-- BEGIN INFORMATION SUPPLIED --

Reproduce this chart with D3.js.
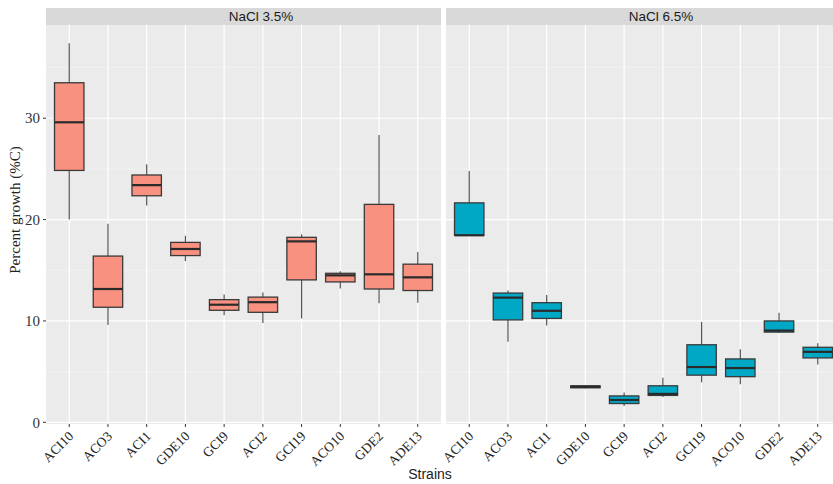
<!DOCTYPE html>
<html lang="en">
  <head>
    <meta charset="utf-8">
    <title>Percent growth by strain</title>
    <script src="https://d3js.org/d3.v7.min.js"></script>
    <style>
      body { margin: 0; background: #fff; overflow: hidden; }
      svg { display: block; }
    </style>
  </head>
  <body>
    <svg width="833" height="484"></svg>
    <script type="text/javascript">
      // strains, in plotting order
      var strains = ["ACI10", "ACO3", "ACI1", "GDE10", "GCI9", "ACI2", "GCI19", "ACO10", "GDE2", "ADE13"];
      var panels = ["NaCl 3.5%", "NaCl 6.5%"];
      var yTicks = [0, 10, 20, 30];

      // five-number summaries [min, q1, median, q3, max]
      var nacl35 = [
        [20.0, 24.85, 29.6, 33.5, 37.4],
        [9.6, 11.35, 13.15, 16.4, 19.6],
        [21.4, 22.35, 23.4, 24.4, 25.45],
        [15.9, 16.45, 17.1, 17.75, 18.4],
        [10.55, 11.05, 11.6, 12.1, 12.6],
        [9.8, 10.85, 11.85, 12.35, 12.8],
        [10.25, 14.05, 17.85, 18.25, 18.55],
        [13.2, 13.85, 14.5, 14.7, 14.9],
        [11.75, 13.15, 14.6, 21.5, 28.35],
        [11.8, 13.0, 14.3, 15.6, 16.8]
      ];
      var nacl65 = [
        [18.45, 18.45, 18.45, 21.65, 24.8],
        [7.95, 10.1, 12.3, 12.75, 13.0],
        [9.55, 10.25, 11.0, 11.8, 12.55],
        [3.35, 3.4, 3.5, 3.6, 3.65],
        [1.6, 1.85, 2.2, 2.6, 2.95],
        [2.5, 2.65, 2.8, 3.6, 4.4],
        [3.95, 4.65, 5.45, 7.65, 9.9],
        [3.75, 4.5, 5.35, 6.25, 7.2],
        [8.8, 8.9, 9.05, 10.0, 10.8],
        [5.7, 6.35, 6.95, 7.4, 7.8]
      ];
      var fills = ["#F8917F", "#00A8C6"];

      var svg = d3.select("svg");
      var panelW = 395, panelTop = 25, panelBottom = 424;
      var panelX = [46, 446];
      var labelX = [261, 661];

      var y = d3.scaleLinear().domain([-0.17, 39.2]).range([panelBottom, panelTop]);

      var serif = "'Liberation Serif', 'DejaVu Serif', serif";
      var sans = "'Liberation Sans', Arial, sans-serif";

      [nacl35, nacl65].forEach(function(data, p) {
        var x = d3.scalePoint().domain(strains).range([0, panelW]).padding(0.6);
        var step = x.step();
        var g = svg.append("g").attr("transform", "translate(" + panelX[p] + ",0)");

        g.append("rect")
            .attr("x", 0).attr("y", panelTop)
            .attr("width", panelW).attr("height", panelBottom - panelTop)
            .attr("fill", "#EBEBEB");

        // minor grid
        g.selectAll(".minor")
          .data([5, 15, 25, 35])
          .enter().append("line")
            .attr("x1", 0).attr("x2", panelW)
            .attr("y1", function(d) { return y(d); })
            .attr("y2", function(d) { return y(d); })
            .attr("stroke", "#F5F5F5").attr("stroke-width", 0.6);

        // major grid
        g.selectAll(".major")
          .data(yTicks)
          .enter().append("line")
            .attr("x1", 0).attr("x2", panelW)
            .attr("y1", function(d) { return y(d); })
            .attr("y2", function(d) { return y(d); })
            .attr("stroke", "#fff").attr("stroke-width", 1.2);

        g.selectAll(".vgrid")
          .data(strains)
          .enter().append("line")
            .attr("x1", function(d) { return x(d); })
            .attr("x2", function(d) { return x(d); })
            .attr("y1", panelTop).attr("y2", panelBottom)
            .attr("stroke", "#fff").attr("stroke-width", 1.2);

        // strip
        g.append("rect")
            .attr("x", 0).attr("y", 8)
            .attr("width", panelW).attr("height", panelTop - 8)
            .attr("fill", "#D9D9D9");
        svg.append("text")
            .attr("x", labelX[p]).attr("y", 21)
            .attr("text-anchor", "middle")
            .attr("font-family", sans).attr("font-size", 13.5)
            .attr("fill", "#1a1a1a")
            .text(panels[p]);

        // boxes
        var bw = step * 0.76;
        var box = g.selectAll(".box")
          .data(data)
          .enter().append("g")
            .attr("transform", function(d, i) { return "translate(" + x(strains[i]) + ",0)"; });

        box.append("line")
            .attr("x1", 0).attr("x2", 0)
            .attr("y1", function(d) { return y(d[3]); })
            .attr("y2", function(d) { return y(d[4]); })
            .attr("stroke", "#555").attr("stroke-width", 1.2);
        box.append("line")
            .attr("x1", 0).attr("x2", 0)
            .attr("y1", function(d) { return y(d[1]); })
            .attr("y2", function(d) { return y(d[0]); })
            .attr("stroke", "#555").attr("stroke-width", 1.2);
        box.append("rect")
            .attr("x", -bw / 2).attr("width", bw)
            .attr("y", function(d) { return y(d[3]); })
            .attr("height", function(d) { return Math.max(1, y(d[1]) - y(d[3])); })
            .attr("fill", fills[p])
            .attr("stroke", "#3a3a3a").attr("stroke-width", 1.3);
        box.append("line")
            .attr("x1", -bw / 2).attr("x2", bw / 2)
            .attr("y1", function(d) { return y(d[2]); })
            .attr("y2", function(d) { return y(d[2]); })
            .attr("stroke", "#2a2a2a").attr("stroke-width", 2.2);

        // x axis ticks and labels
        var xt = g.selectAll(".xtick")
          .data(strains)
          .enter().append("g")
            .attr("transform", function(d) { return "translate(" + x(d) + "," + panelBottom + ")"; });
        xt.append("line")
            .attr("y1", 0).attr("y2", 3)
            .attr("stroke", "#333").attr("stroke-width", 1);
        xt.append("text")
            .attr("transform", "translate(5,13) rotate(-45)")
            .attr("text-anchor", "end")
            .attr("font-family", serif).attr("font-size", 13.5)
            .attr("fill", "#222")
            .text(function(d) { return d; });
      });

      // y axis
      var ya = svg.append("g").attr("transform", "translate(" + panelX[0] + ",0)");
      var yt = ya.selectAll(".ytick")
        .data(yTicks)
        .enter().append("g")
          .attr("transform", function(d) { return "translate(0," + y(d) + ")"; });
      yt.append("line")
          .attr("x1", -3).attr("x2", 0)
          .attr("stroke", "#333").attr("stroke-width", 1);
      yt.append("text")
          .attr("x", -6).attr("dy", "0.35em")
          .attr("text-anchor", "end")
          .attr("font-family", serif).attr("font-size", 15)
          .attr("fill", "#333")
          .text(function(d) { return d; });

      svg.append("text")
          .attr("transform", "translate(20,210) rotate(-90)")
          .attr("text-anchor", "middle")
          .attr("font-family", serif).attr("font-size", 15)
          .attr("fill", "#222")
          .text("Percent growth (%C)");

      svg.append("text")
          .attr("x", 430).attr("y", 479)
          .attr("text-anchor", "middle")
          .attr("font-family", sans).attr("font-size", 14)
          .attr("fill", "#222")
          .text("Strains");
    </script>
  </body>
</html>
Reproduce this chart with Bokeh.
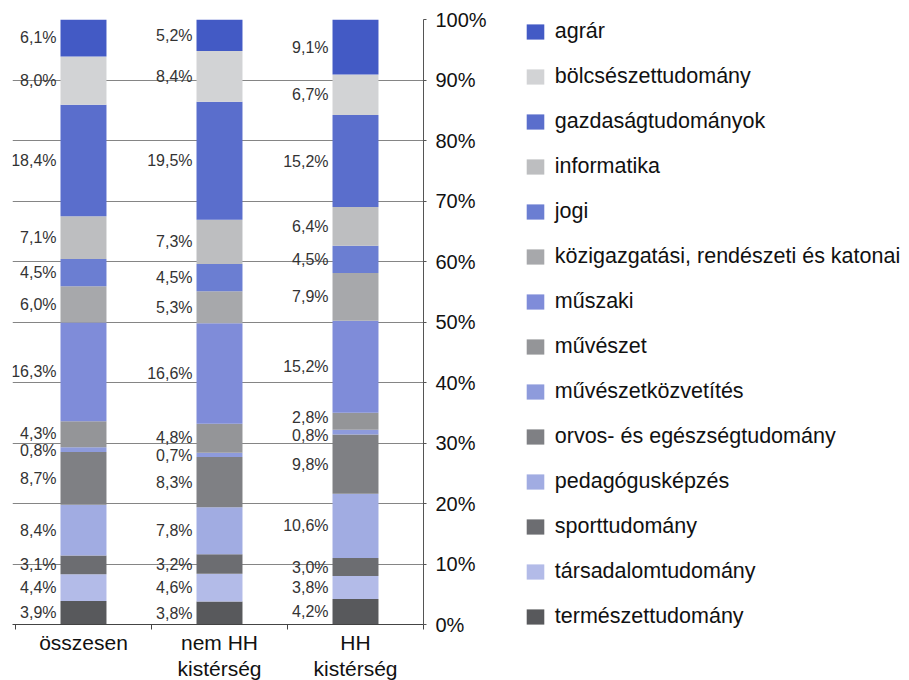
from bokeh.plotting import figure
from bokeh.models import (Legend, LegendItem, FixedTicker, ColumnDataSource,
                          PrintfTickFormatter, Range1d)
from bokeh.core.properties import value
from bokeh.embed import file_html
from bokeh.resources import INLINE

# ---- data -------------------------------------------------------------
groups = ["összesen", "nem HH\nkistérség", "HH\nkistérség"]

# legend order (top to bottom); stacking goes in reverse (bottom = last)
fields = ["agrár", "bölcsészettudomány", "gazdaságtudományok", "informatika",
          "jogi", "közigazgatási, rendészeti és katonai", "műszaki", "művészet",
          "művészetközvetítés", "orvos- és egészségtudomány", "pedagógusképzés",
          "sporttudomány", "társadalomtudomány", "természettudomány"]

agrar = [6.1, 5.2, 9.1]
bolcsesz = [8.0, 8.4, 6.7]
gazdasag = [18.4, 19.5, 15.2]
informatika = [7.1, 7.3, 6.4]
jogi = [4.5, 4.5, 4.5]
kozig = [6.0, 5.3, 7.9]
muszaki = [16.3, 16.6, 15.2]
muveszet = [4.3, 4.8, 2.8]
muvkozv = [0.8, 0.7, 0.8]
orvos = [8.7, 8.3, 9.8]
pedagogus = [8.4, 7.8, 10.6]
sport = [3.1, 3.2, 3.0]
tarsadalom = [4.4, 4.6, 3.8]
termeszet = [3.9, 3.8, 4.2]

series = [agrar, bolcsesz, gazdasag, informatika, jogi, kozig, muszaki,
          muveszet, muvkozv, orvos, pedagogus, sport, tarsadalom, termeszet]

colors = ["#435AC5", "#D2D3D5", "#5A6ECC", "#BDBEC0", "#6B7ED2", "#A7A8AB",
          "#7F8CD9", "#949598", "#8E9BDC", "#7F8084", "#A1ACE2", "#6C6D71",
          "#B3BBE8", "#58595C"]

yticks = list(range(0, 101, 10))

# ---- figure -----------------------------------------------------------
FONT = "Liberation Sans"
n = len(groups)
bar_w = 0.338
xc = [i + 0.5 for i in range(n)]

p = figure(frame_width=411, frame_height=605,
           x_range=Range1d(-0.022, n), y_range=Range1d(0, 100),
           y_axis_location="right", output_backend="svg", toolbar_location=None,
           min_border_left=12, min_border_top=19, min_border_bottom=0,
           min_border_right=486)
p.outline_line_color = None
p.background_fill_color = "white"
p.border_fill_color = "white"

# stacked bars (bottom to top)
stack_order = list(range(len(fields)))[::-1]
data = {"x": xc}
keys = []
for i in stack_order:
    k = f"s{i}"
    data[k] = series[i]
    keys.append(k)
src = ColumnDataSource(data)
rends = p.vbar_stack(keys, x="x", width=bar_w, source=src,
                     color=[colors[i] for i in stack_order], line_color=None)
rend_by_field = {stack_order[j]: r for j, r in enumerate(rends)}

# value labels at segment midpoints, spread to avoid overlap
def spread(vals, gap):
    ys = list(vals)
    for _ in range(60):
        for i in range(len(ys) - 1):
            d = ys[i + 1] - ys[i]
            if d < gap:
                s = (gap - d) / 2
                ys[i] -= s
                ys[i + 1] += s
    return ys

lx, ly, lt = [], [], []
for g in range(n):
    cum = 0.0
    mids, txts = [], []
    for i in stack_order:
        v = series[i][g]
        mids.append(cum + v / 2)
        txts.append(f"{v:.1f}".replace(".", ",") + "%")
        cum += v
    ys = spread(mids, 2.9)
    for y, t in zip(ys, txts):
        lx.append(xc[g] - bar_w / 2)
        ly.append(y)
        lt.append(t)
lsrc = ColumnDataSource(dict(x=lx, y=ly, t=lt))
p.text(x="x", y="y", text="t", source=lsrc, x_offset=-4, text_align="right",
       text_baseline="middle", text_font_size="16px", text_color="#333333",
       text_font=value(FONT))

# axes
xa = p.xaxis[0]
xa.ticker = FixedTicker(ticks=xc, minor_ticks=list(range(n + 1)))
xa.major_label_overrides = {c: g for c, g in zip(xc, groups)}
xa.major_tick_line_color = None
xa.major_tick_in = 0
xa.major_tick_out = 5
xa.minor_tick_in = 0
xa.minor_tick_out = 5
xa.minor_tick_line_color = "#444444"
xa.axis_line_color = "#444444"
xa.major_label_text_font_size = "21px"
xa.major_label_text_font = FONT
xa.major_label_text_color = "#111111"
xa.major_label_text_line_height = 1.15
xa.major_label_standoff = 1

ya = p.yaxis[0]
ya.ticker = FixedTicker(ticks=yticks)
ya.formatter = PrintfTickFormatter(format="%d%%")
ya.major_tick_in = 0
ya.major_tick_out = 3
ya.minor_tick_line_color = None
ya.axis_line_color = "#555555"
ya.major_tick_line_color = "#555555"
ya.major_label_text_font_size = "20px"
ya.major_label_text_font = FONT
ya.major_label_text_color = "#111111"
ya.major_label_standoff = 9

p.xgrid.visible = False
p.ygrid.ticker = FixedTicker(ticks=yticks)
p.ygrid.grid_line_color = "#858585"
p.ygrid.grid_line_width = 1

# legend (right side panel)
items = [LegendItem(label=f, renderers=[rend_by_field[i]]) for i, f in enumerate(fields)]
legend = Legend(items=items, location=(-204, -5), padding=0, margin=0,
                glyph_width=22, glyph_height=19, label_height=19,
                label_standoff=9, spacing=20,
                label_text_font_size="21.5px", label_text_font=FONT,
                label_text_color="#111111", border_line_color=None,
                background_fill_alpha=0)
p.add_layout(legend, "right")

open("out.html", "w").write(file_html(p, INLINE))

-- END INFORMATION SUPPLIED --

**TASK REQUIREMENTS**
Leave out the pictures and repeat the lines from the start of the material through the line with "var yTicks = [0, 10, 20, 30];", inclusive.

**REPLY**
Reproduce this chart with D3.js.
<!DOCTYPE html>
<html lang="en">
  <head>
    <meta charset="utf-8">
    <title>Percent growth by strain</title>
    <script src="https://d3js.org/d3.v7.min.js"></script>
    <style>
      body { margin: 0; background: #fff; overflow: hidden; }
      svg { display: block; }
    </style>
  </head>
  <body>
    <svg width="833" height="484"></svg>
    <script type="text/javascript">
      // strains, in plotting order
      var strains = ["ACI10", "ACO3", "ACI1", "GDE10", "GCI9", "ACI2", "GCI19", "ACO10", "GDE2", "ADE13"];
      var panels = ["NaCl 3.5%", "NaCl 6.5%"];
      var yTicks = [0, 10, 20, 30];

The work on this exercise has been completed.